What Happens After the Legend Ends? The Death of Robin Hood Film Review
Still from The Death of Robin Hood. Photo courtesy of Elevation Pictures.
Adaptations of the legend of Robin Hood are well-trodden territory. The folktale hero first appeared on screen in 1908 in the silent short Robin Hood and His Merry Men, and since then, the legendary outlaw has been revisited time and time again. Even the trailers before before my screening of The Death of Robin Hood made reference to the character, as the upcoming heist-comedy How to Rob a Bank, referenced the character as shorthand for stealing from the rich. More than a century later, the myth remains almost inescapable.
Director Michael Sarnoski's The Death of Robin Hood, however, has little interest in repeating the familiar family-friendly beats. His bleak medieval take has more in common with Robert Egger’s 2022 film The Northman than the anthropomorphic Disney tale that audiences may have grown up with. Rather than dwelling on the outlaw's exploits, Sarnoski focuses on a bloodied, aging Hugh Jackman in the last days of his life, as he grapples with his death wish.

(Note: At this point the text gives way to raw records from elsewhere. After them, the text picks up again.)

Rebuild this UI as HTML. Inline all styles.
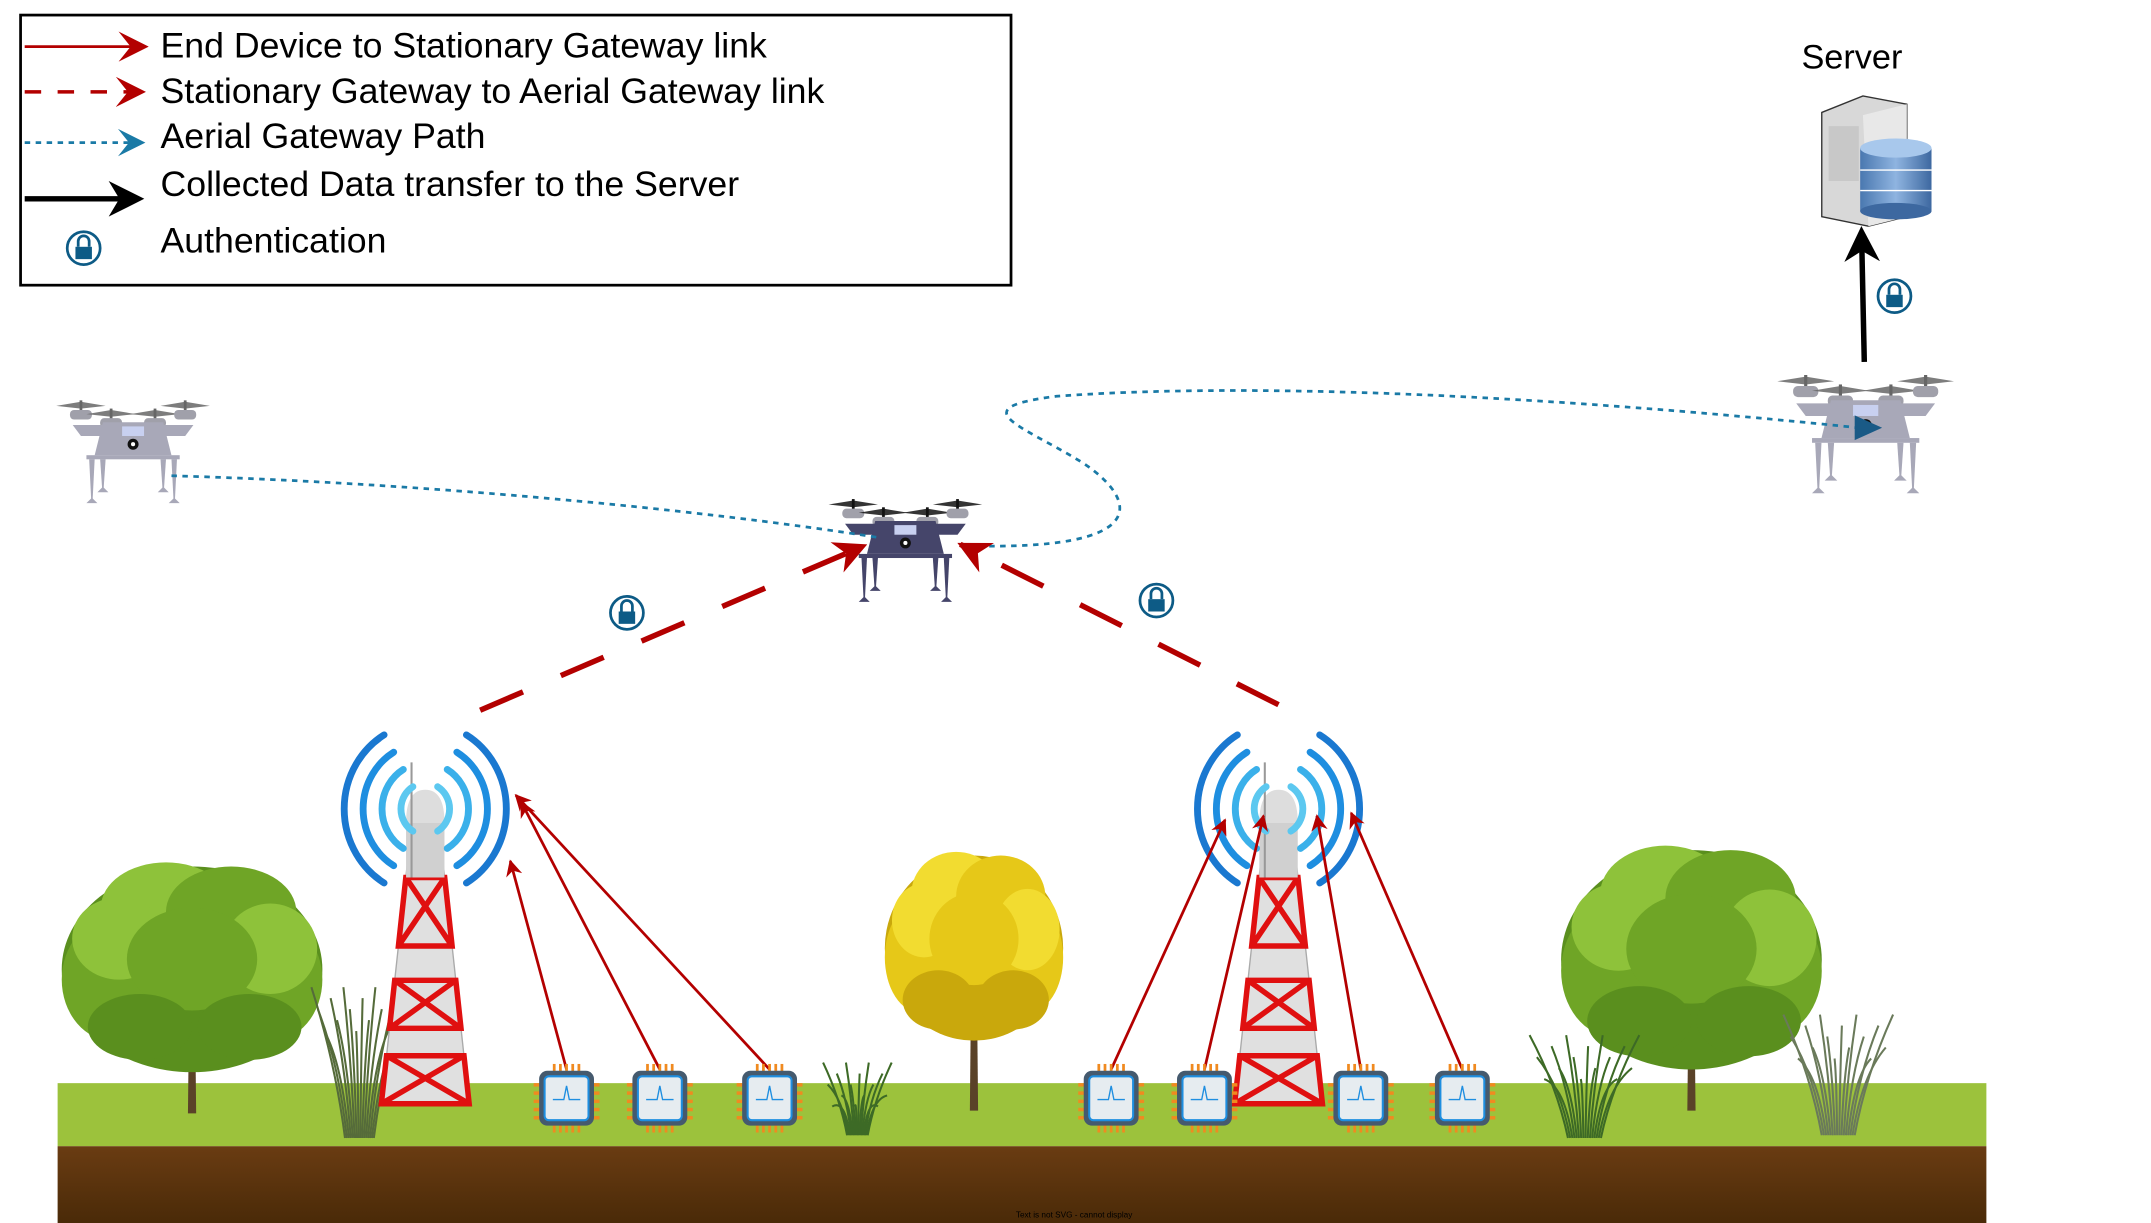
<!DOCTYPE html>
<html><head><meta charset="utf-8"><style>
html,body{margin:0;padding:0;background:#fff;}
svg{display:block;}
text{font-family:"Liberation Sans",sans-serif;}
</style></head><body>
<svg id="s" width="2151" height="1223" viewBox="0 0 1568 892" preserveAspectRatio="none" xmlns="http://www.w3.org/2000/svg">
<defs>
<marker id="ar" viewBox="0 0 10 10" refX="9" refY="5" markerWidth="6" markerHeight="6" orient="auto"><path d="M0,0 L10,5 L0,10 L3,5z" fill="#b30000"/></marker>
<marker id="arLg" viewBox="0 0 10 10" refX="8" refY="5" markerWidth="22" markerHeight="22" orient="auto" markerUnits="userSpaceOnUse"><path d="M0,0 L10,5 L0,10 L4,5z" fill="#b30000"/></marker>
<marker id="arB" viewBox="0 0 10 10" refX="8" refY="5" markerWidth="20" markerHeight="20" orient="auto" markerUnits="userSpaceOnUse"><path d="M0,0 L10,5 L0,10 L4,5z" fill="#1a7aa6"/></marker>
<marker id="arK" viewBox="0 0 10 10" refX="8" refY="5" markerWidth="26" markerHeight="26" orient="auto" markerUnits="userSpaceOnUse"><path d="M0,0 L10,5 L0,10 L3,5z" fill="#000"/></marker>
<linearGradient id="db" x1="0" x2="1"><stop offset="0" stop-color="#4a78b0"/><stop offset="0.5" stop-color="#8fb4e0"/><stop offset="1" stop-color="#3d68a0"/></linearGradient>
<linearGradient id="soil" x1="0" y1="0" x2="0" y2="1"><stop offset="0" stop-color="#6a3c12"/><stop offset="1" stop-color="#4a2a08"/></linearGradient>
</defs>

<g>
<rect x="15" y="11" width="722" height="197" fill="#fff" stroke="#000" stroke-width="2"/>
<g>
<line x1="18" y1="34" x2="104" y2="34" stroke="#b30000" stroke-width="2" marker-end="url(#arLg)"/>
<text x="117" y="42" font-size="26">End Device to Stationary Gateway link</text></g>
<g>
<line x1="18" y1="67" x2="102" y2="67" stroke="#b30000" stroke-width="2.5" stroke-dasharray="12,12" marker-end="url(#arLg)"/>
<text x="117" y="75" font-size="26">Stationary Gateway to Aerial Gateway link</text></g>
<g>
<line x1="18" y1="104" x2="102" y2="104" stroke="#1a7aa6" stroke-width="2" stroke-dasharray="4,4" marker-end="url(#arB)"/>
<text x="117" y="108" font-size="26">Aerial Gateway Path</text></g>
<g>
<line x1="18" y1="145" x2="100" y2="145" stroke="#000" stroke-width="4" marker-end="url(#arK)"/>
<text x="117" y="143" font-size="26">Collected Data transfer to the Server</text></g>
<g>
<text x="117" y="184" font-size="26">Authentication</text></g>
</g>

<rect x="42" y="790" width="1406" height="46" fill="#9cc23c"/>
<rect x="42" y="836" width="1406" height="56" fill="url(#soil)"/>
<text x="783" y="888" font-size="6" font-family="Liberation Serif" text-anchor="middle" fill="#000">Text is not SVG - cannot display</text>

<g id="scene"></g>

<g>
<path d="M1328,82 L1358,70 L1390,76 L1390,158 L1362,165 L1328,158z" fill="#d8d8d8" stroke="#333" stroke-width="1"/>
<path d="M1358,84 L1390,76 L1390,158 L1362,165z" fill="#e8e8e8"/>
<rect x="1333" y="92" width="22" height="40" fill="#c8c8c8"/>
<rect x="1356" y="108" width="52" height="46" fill="url(#db)"/>
<ellipse cx="1382" cy="154" rx="26" ry="6" fill="#3d68a0"/>
<ellipse cx="1382" cy="108" rx="26" ry="7" fill="#a8c8ec"/>
<line x1="1356" y1="124" x2="1408" y2="124" stroke="#fff" stroke-width="1"/>
<line x1="1356" y1="139" x2="1408" y2="139" stroke="#fff" stroke-width="1"/>
</g>
<text x="1350" y="50" font-size="25" text-anchor="middle">Server</text>
<line x1="1359" y1="264" x2="1357" y2="170" stroke="#000" stroke-width="4" marker-end="url(#arK)"/>

<path d="M125,347 C300,352 500,370 640,392 M705,398 C840,402 830,365 790,338 C745,310 700,298 770,289 C950,276 1200,296 1355,312" fill="none" stroke="#1a7aa6" stroke-width="2" stroke-dasharray="4,4"/>

<line x1="350" y1="518" x2="630" y2="398" stroke="#b30000" stroke-width="4" stroke-dasharray="34,30" marker-end="url(#ar)"/>
<line x1="932" y1="514" x2="700" y2="397" stroke="#b30000" stroke-width="4" stroke-dasharray="34,30" marker-end="url(#ar)"/>
<g id="top"></g>
</svg>
<script>
const NS='http://www.w3.org/2000/svg';
const sc=document.getElementById('scene');
const topL=document.getElementById('top');
function mk(tag,at,parent){const e=document.createElementNS(NS,tag);for(const k in at)e.setAttribute(k,at[k]);(parent||sc).appendChild(e);return e;}
function grp(parent){return mk('g',{},parent);}

function tree(cx,top,bottom,w,h,c1,c2,c3){
 const g=grp();
 
 
 mk('path',{d:`M${cx-2},${top+h*0.6} L${cx+2},${top+h*0.6} L${cx+3},${bottom} L${cx-3},${bottom}z`,fill:'#5a4228'},g);
 const blobs=[[0,0.5,0.5,0.5,c2],[-0.3,0.55,0.2,0.3,c1],[0.3,0.55,0.2,0.3,c1],[-0.1,0.2,0.25,0.22,c3],[0.15,0.22,0.25,0.22,c1],[-0.28,0.35,0.18,0.2,c3],[0.3,0.4,0.18,0.22,c3],[0,0.45,0.25,0.25,c1],[-0.2,0.78,0.2,0.16,c2],[0.22,0.78,0.2,0.16,c2]];
 blobs.forEach(b=>mk('ellipse',{cx:cx+b[0]*w,cy:top+b[1]*h,rx:b[2]*w,ry:b[3]*h,fill:b[4]},g));
}
tree(140,632,812,190,150,'#6fa526','#5a8f1e','#8ec23a');
tree(1233,620,810,190,160,'#6fa526','#5a8f1e','#8ec23a');
tree(710,624,810,130,135,'#e6c818','#c9a80c','#f2dc30');

function grass(cx,top,bottom,w,col){
 const g=grp();
 
 
 for(let i=0;i<16;i++){const x=cx-w/2+w*i/15;mk('path',{d:`M${cx-w*0.15+w*0.3*i/15},${bottom} Q${(x+cx)/2},${(top+bottom)/2} ${x},${top+((i*7)%5)*8}`,stroke:col,'stroke-width':1.5,fill:'none'},g);}
}
grass(262,720,830,70,'#556b3a');
grass(625,775,828,50,'#3d6a26');
grass(1155,755,830,80,'#3d6a26');
grass(1340,740,828,80,'#6a7a5a');

function tower(cx){
 const g=grp();
 
 
 mk('path',{d:`M${cx-12},620 L${cx+12},620 L${cx+32},805 L${cx-32},805z`,fill:'#e0e0e0',stroke:'#aaa'},g);
 [[640,690],[715,750],[770,805]].forEach(s=>{
  const t=(s[0]-620)/185, b=(s[1]-620)/185;
  const xl1=cx-12-20*t,xr1=cx+12+20*t,xl2=cx-12-20*b,xr2=cx+12+20*b;
  mk('path',{d:`M${xl1},${s[0]} L${xr1},${s[0]} L${xr2},${s[1]} L${xl2},${s[1]}z M${xl1},${s[0]} L${xr2},${s[1]} M${xr1},${s[0]} L${xl2},${s[1]}`,fill:'none',stroke:'#e01010','stroke-width':4},g);
 });
 mk('rect',{x:cx-14,y:600,width:28,height:40,fill:'#d0d0d0'},g);
 mk('path',{d:`M${cx-14},600 Q${cx-14},576 ${cx},576 Q${cx+14},576 ${cx+14},600z`,fill:'#ddd'},g);
 mk('line',{x1:cx-10,y1:556,x2:cx-10,y2:640,stroke:'#999','stroke-width':1.5},g);
 const arcs=[[18,'#5cc8f0'],[32,'#3ab0ea'],[46,'#1e8ee0'],[60,'#1a78d0']];
 arcs.forEach(a=>{
  const r=a[0];
  mk('path',{d:`M${cx-r*0.5},${590-r*0.9} A${r},${r*1.05} 0 0 0 ${cx-r*0.5},${590+r*0.9}`,fill:'none',stroke:a[1],'stroke-width':5,'stroke-linecap':'round'},g);
  mk('path',{d:`M${cx+r*0.5},${590-r*0.9} A${r},${r*1.05} 0 0 1 ${cx+r*0.5},${590+r*0.9}`,fill:'none',stroke:a[1],'stroke-width':5,'stroke-linecap':'round'},g);
 });
}
tower(310);tower(932);

const chipX=[413,481,561,810,878,992,1066];
const linkTargets=[[372,628],[380,585],[376,580],[893,598],[921,595],[960,595],[985,593]];
chipX.forEach((x,i)=>{
 const l=mk('line',{x1:x,y1:780,x2:linkTargets[i][0],y2:linkTargets[i][1],stroke:'#b30000','stroke-width':2,'marker-end':'url(#ar)'});
 
 
});
chipX.forEach(x=>{
 const g=grp();
 
 
 for(let k=0;k<5;k++){mk('rect',{x:x-10+k*4.5,y:776,width:2,height:6,fill:'#f08a20'},g);mk('rect',{x:x-10+k*4.5,y:820,width:2,height:6,fill:'#f08a20'},g);mk('rect',{x:x-24,y:790+k*6,width:5,height:2.5,fill:'#f08a20'},g);mk('rect',{x:x+19,y:790+k*6,width:5,height:2.5,fill:'#f08a20'},g);}
 mk('rect',{x:x-20,y:781,width:40,height:40,rx:6,fill:'#455a6e'},g);
 mk('rect',{x:x-16,y:785,width:32,height:32,rx:3,fill:'#e6ecf0',stroke:'#1e8ee0','stroke-width':1.5},g);
 mk('path',{d:`M${x-10},802 L${x-2},802 L${x},792 L${x+2},802 L${x+10},802`,stroke:'#1e8ee0',fill:'none','stroke-width':1},g);
});

function drone(cx,cy,s,body,dark,nm){
 const g=grp();
 
 
 g.setAttribute('transform',`translate(${cx},${cy}) scale(${s})`);
 [-38,-16,16,38].forEach((px,i)=>{const py=(i==0||i==3)?-26:-20;
  mk('path',{d:`M${px-18},${py} L${px},${py-3} L${px+18},${py} L${px},${py+2}z`,fill:dark,opacity:0.85},g);
  mk('line',{x1:px,y1:py-4,x2:px,y2:py+4,stroke:dark,'stroke-width':2},g);
  mk('rect',{x:px-8,y:py+3,width:16,height:7,rx:3,fill:'#a0a0aa'},g);});
 mk('path',{d:'M-44,-12 L44,-12 L38,-4 L-38,-4z',fill:body},g);
 mk('path',{d:'M-22,-14 L22,-14 L28,10 L-28,10z',fill:body},g);
 mk('rect',{x:-8,y:-11,width:16,height:7,fill:'#c8d0f0'},g);
 mk('circle',{cx:0,cy:2,r:4,fill:'#111'},g);mk('circle',{cx:0,cy:2,r:1.5,fill:'#fff'},g);
 mk('rect',{x:-34,y:10,width:68,height:3,fill:body},g);
 [-30,-22,22,30].forEach((lx,i)=>{const ll=(i==0||i==3)?30:22;mk('path',{d:`M${lx-2},13 L${lx+2},13 L${lx+0.5},${13+ll} L${lx-0.5},${13+ll}z`,fill:body},g);mk('path',{d:`M${lx-4},${15+ll} L${lx},${11+ll} L${lx+4},${15+ll}z`,fill:body},g);});
}
drone(97,322,1.0,'#a8a8b8','#666','drone-left');
drone(660,394,1.0,'#45456a','#111','drone-center');
drone(1360,308,1.15,'#a8a8b8','#666','drone-right');

function lock(x,y,nm){
 const g=grp(topL);
 
 
 mk('circle',{cx:x,cy:y,r:12,fill:'#fff',stroke:'#0d5b86','stroke-width':2},g);
 mk('path',{d:`M${x-4},${y-1} L${x-4},${y-5} A4,4 0 0 1 ${x+4},${y-5} L${x+4},${y-1}`,fill:'none',stroke:'#0d5b86','stroke-width':2},g);
 mk('rect',{x:x-6,y:y-1,width:12,height:9,fill:'#0d5b86'},g);
}
lock(61,181,'legend-lock-icon');
lock(457,447,'lock-left-link');
lock(843,438,'lock-right-link');
lock(1381,216,'lock-server-link');
const tip=mk('path',{d:'M1352,303 L1372,312 L1352,321z',fill:'#1a5a86'},topL);


</script>
</body></html>
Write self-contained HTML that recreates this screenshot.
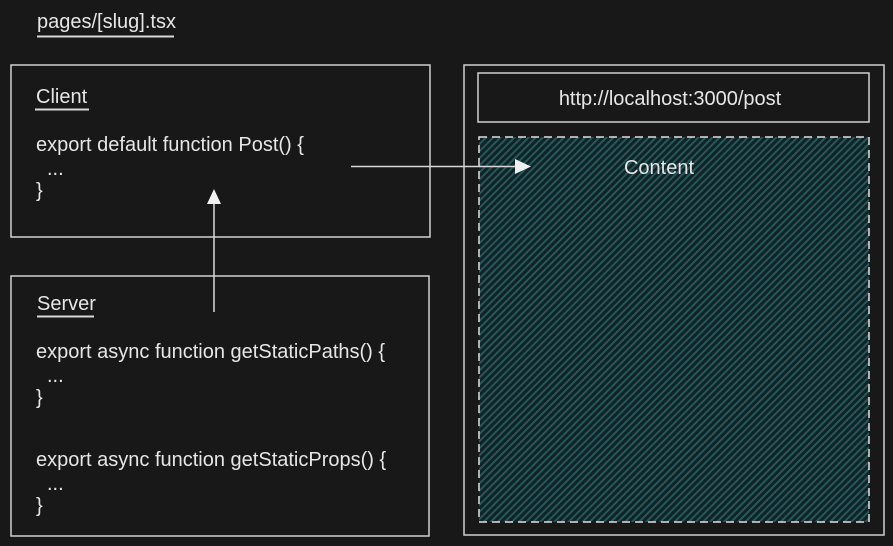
<!DOCTYPE html>
<html><head><meta charset="utf-8"><style>
html,body{margin:0;padding:0;background:#181818;}
svg{display:block;}
text{font-family:"Liberation Sans",sans-serif;fill:#e6e6e6;font-size:20px;}
</style></head><body>
<svg width="893" height="546" viewBox="0 0 893 546">
<defs>
<pattern id="hatch" width="5" height="5" patternUnits="userSpaceOnUse" patternTransform="rotate(45)">
<rect width="5" height="5" fill="#152224"/>
<rect width="2" height="5" fill="#205a60"/>
</pattern>
</defs>
<rect width="893" height="546" fill="#181818"/>
<g>
<text x="37" y="28">pages/[slug].tsx</text>
<line x1="37" y1="36.5" x2="174" y2="36.5" stroke="#d8d8d8" stroke-width="2"/>
</g>
<g>
<rect x="11" y="65" width="419" height="172" fill="none" stroke="#d0d0d0" stroke-width="1.5"/>
<text x="36" y="103">Client</text>
<line x1="35" y1="109.5" x2="89" y2="109.5" stroke="#d8d8d8" stroke-width="2"/>
<text x="36" y="151">export default function Post() {</text>
<text x="47" y="175">...</text>
<text x="36" y="197">}</text>
</g>
<g>
<rect x="11" y="276" width="418" height="260" fill="none" stroke="#d0d0d0" stroke-width="1.5"/>
<text x="37" y="310">Server</text>
<line x1="37" y1="316.5" x2="94" y2="316.5" stroke="#d8d8d8" stroke-width="2"/>
<text x="36" y="358">export async function getStaticPaths() {</text>
<text x="47" y="382">...</text>
<text x="36" y="404">}</text>
<text x="36" y="466">export async function getStaticProps() {</text>
<text x="47" y="490">...</text>
<text x="36" y="512">}</text>
</g>
<g>
<rect x="464" y="65" width="420" height="470" fill="none" stroke="#d0d0d0" stroke-width="1.5"/>
<rect x="478" y="73" width="391" height="49" fill="none" stroke="#d0d0d0" stroke-width="1.5"/>
<text x="670" y="105" text-anchor="middle">http://localhost:3000/post</text>
<rect x="479" y="137" width="390" height="385" fill="url(#hatch)" stroke="#e0e0e0" stroke-width="1.5" stroke-dasharray="8 5"/>
<text x="659" y="174" text-anchor="middle">Content</text>
</g>
<g>
<line x1="351" y1="166.5" x2="516" y2="166.5" stroke="#d8d8d8" stroke-width="1.5"/>
<polygon points="531,166.5 515,159 515,174" fill="#f0f0f0"/>
</g>
<g>
<line x1="214" y1="312" x2="214" y2="203" stroke="#d8d8d8" stroke-width="1.5"/>
<polygon points="214,189 207,204 221,204" fill="#f0f0f0"/>
</g>
</svg>
</body></html>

Sarnoski appears to have a fascination with morally-grey, down-trodded men, and despite the films taking place centuries apart, Robin Hood feels in lockstep with Sarnoski's debut feature Pig, where viewers followed Robin Feld (a bearded Nicolas Cage) on his own revenge quest. Trading Cage for Jackman, we still have a lonesome protagonist caked in blood and haunted by his past.
Robin Hood strays from recapping the outlaw’s exploits, but when violence does become the film’s focus, it is staged impressively. Visceral might be an over-used descriptor at this point, but the film's willingness to depict indiscriminate violence against children makes the adjective feel painfully accurate. Swords are wielded against backdrops of burning villages and even amongst the violence, the film is visually stunning. The landscapes often resemble the hand-painted backdrops from a classic adventure films and add an almost storybook quality to the film. Sarnoski shines with his ability to create some truly beautiful visuals.
If the film has a weakness, it's that its ideas are rarely subtle. Characters repeatedly discuss the nature of legends and how stories survive after death. The prioress tending to Robin’s health repeatedly returns to the process of bloodletting, which as a metaphor for releasing the “bad blood” between them, might be a touch too literal.
Robin Hood is at its best when it grapples with its central questions less overtly. How does one make peace with the suffering they have caused? Does redemption come through vengeance, mercy, or charity? For Sarnoski's answer, you'll have to watch the film and find out.